What you should do |
Without the pictures, return exactly the lines from the one with "Recreate this image" through the one with "plt.rcParams['mathtext.bf'] = 'Liberation". Both end lines belong in the copy.

[Items from a data source]
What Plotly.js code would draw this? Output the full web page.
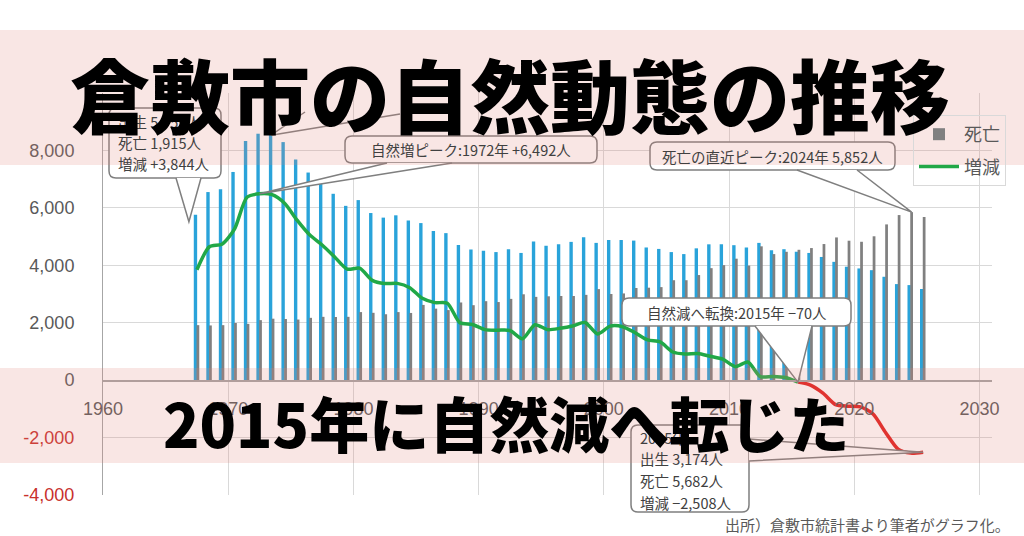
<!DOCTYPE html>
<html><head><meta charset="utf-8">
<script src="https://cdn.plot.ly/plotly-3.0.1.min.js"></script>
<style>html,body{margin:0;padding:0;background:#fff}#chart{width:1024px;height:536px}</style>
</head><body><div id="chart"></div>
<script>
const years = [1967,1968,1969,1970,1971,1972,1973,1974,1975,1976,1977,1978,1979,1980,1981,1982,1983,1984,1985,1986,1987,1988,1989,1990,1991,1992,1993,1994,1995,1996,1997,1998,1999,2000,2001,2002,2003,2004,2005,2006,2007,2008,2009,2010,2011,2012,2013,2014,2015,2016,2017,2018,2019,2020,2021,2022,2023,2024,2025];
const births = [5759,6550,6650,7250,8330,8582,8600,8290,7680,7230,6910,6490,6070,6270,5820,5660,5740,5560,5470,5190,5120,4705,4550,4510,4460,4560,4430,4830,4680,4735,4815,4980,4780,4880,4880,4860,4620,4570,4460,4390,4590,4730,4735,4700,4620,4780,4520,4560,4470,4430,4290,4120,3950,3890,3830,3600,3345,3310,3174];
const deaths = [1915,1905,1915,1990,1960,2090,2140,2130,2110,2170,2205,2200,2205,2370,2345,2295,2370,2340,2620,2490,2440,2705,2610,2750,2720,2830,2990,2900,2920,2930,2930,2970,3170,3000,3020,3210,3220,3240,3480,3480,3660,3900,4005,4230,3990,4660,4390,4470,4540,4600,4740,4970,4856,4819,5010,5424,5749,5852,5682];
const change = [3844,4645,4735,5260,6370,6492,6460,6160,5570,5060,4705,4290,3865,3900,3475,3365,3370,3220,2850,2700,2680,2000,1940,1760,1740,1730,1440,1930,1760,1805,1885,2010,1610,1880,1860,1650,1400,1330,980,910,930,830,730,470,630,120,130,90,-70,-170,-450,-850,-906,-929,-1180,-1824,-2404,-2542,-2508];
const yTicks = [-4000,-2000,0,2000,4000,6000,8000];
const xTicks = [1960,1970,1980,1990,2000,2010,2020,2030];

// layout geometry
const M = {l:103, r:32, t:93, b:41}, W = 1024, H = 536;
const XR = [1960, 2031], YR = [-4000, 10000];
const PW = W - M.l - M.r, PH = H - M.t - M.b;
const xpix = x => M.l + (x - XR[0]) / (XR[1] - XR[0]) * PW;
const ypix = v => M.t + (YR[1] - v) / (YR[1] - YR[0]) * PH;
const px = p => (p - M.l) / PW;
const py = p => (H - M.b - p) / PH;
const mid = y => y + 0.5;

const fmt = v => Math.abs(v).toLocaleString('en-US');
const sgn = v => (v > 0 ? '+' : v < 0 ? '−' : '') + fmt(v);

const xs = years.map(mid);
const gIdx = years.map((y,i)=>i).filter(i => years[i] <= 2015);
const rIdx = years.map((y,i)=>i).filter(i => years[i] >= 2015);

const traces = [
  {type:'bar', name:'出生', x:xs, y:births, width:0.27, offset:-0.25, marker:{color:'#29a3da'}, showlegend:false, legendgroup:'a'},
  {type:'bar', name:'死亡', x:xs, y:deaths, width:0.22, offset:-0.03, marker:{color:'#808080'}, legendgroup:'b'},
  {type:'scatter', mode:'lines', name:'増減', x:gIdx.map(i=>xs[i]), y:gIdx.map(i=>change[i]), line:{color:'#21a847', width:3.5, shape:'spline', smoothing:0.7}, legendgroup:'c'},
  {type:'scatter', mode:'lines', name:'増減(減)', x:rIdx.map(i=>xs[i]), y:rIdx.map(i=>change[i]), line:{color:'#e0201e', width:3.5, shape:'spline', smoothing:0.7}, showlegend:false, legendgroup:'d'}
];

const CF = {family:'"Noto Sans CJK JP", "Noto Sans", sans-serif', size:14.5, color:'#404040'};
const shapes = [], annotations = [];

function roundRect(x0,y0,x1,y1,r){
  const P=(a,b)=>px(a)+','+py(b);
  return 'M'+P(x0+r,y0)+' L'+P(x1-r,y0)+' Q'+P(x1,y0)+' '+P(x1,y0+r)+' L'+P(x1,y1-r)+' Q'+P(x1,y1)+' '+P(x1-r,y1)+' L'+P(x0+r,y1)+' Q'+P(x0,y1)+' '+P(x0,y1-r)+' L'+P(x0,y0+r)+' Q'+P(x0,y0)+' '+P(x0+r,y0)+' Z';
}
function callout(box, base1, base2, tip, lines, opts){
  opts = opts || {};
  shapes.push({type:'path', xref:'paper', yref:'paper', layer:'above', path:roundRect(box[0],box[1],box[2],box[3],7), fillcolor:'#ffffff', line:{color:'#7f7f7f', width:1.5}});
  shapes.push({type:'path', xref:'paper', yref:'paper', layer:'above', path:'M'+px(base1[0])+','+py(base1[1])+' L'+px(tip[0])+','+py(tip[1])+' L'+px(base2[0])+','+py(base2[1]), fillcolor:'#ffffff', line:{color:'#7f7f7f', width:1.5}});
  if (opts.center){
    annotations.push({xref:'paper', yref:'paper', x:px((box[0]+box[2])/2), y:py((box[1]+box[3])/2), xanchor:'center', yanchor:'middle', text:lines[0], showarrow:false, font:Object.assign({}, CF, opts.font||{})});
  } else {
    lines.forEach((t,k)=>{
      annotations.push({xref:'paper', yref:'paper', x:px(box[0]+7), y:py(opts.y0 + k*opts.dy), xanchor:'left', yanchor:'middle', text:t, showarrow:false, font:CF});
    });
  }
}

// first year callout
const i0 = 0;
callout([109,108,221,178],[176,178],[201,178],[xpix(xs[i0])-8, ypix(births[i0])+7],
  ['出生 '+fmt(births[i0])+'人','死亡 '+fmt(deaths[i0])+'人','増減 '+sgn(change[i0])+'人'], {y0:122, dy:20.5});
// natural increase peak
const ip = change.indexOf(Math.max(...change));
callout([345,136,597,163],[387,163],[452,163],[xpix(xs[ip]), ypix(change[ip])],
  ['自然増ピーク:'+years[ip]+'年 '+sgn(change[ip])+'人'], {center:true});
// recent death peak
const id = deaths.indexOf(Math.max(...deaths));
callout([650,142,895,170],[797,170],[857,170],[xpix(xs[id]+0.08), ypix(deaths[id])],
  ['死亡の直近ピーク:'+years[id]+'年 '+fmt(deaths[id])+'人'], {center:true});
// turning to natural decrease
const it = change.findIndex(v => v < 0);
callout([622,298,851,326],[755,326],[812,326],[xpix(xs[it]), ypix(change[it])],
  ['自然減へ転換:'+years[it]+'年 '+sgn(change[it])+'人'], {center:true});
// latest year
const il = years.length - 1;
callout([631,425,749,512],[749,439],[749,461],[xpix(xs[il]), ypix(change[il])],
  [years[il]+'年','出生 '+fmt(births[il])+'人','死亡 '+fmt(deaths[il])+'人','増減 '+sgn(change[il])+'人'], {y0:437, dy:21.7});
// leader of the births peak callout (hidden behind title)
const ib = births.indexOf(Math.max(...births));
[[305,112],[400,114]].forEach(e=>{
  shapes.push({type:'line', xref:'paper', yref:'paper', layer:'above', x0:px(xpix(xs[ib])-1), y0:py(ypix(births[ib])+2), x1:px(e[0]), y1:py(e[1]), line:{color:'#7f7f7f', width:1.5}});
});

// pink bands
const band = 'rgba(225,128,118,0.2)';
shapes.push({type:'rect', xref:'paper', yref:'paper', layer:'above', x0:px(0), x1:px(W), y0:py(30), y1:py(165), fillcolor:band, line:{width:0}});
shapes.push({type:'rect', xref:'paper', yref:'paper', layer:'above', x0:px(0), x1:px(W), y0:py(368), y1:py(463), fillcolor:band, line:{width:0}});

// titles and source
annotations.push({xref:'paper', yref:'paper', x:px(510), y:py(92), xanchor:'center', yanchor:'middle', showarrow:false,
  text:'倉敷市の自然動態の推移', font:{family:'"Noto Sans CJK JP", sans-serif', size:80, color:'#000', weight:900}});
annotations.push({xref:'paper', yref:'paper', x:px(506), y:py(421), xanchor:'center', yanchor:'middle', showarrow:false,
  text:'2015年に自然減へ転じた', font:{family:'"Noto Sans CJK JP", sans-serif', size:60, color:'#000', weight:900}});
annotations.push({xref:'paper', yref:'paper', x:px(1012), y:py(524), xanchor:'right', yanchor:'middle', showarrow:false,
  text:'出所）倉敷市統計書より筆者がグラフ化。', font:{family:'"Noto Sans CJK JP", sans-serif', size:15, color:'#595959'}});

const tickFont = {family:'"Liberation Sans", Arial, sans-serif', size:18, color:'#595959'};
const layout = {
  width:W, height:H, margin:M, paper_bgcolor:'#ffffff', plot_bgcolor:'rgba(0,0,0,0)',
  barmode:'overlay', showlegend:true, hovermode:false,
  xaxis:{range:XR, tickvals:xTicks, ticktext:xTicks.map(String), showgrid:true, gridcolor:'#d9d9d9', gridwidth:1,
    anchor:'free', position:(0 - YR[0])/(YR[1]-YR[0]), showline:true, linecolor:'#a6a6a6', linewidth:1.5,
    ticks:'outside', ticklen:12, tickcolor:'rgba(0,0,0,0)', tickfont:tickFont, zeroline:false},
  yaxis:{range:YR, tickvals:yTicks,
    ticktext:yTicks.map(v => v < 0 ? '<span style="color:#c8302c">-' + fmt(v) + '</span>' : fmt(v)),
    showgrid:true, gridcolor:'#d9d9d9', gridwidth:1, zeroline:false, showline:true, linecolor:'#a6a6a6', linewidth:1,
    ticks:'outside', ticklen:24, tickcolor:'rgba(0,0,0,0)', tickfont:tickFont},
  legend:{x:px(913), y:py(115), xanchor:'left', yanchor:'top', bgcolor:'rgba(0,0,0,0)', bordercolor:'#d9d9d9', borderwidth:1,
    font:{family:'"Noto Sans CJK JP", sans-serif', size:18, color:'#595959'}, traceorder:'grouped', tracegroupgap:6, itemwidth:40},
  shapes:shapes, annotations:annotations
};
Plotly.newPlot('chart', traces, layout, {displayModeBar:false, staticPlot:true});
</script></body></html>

* * *

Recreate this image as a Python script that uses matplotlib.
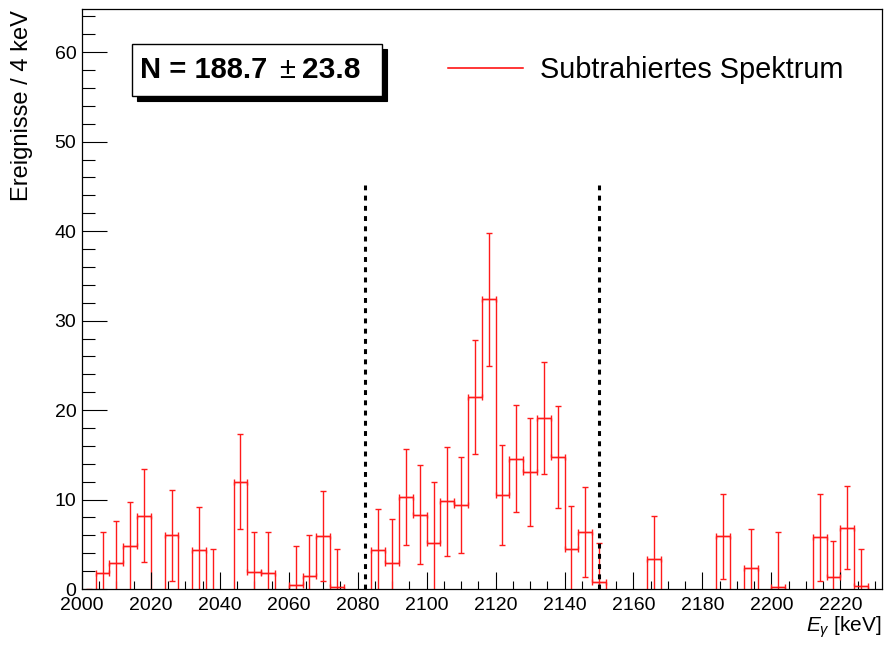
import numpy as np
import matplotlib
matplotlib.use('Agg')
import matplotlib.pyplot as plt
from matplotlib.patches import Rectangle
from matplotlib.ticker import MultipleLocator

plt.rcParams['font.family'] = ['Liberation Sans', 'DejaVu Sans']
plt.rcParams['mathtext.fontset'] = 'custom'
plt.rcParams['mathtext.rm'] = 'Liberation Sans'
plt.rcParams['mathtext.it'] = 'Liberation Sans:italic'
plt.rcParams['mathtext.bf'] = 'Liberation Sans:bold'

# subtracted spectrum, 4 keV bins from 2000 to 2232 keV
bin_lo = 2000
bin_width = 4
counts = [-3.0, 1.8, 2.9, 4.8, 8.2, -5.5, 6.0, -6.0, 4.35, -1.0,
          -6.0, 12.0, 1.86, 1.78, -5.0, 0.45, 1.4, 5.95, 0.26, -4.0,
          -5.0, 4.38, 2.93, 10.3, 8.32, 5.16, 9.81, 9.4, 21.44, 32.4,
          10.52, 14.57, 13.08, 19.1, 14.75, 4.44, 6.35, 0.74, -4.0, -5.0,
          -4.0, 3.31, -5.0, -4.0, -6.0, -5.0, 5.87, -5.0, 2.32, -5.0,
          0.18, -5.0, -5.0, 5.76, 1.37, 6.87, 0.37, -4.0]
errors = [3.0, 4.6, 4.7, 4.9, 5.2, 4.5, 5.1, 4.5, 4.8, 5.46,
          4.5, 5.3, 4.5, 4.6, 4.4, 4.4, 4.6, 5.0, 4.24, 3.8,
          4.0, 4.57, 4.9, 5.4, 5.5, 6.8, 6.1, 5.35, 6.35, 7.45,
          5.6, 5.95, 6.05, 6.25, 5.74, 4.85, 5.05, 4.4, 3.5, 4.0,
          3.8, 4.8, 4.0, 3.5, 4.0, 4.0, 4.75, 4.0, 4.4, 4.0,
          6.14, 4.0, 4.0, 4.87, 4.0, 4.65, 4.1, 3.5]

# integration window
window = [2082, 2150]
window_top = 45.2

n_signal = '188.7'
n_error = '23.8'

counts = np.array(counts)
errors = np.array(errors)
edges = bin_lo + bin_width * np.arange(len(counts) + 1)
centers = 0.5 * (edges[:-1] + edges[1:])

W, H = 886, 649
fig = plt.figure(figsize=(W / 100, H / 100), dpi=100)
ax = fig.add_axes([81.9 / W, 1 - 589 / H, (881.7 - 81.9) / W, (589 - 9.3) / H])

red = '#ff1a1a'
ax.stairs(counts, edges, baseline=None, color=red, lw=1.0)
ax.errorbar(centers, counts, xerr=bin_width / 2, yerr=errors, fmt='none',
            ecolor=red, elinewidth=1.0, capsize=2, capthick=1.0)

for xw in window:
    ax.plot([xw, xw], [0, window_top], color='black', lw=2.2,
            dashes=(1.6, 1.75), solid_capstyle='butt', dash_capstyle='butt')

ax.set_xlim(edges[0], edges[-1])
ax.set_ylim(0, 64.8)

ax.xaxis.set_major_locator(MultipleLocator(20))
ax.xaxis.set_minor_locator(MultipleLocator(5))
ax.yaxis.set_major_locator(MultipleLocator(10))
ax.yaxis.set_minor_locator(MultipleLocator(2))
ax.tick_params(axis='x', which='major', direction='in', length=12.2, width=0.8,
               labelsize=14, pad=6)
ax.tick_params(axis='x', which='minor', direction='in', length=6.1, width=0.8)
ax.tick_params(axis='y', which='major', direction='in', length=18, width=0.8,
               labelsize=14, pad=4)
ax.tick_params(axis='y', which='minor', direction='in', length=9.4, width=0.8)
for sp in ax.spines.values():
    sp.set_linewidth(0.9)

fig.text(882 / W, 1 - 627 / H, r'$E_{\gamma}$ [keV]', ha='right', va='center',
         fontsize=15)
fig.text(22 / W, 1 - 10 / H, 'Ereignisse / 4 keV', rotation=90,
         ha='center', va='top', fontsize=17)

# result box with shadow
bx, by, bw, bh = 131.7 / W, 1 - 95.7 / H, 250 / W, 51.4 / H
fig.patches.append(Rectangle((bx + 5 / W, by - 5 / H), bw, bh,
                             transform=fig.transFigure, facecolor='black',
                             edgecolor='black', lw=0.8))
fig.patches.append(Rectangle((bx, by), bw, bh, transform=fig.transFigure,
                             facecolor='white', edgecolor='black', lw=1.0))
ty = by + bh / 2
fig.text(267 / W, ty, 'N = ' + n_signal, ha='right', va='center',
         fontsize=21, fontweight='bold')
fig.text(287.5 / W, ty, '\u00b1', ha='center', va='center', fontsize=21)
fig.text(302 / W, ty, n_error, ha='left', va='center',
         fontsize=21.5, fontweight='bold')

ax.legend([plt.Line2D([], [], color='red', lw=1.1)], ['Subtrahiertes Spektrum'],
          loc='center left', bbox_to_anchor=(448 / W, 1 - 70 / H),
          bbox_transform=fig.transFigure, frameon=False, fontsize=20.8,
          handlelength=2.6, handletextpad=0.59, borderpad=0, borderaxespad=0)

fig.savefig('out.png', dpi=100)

Result for this task |
Recreate this image as a Python script that uses matplotlib.
import numpy as np
import matplotlib
matplotlib.use('Agg')
import matplotlib.pyplot as plt
from matplotlib.patches import Rectangle
from matplotlib.ticker import MultipleLocator

plt.rcParams['font.family'] = ['Liberation Sans', 'DejaVu Sans']
plt.rcParams['mathtext.fontset'] = 'custom'
plt.rcParams['mathtext.rm'] = 'Liberation Sans'
plt.rcParams['mathtext.it'] = 'Liberation Sans:italic'
plt.rcParams['mathtext.bf'] = 'Liberation Sans:bold'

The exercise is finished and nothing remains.